Nina is struggling with her own issues, and as the narrative revels through a series of reflections on past events in her life, things have almost come to crisis point for her too. She has had a series of affairs in the past and has recently broken up with a long time lover. Nothing is straight forward in that relationship either.


Meg is the bold sister, the capable one who takes things in hand. But there are sad events in her own past which may help to explain her desire to make things right for Amber. She also believes their parents let Amber down by letting her get involved in the acting in the first place.


For anyone who has ever had to deal with addiction in a close family member, it is obvious that the ripples of that behaviour carry right through the lives of everyone involved. The damage is not just to the addict, but to everyone who tries to intervene, help or just suffers from the consequences dreadful things that are often said and done.

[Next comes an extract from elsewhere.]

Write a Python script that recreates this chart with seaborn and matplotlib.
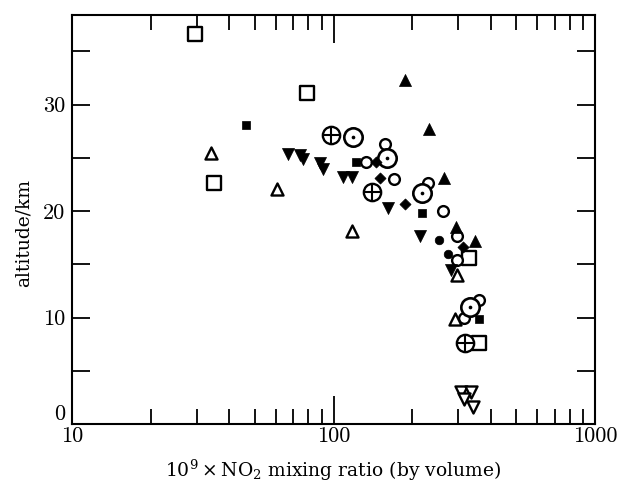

The actual detox event is confronting and disturbing, and for Nina it’s something she just can’t deal with and needs to be removed from. She wants to help Amber in her own way but can’t cope with Meg’s approach. Nina is on her own journey of healing as well.


How and why Amber became addicted to drugs is revealed as the story progresses. It’s a complicated and complex situation, but also very thought provoking. The author writes beautifully. Her characters are gritty and relatable and although the subject matter is very sad, it’s also a book about love and family bonds.


I have not read any of Peggy Frew’s writing before, but I will be looking out for her earlier work. Wildflowers is her fourth novel.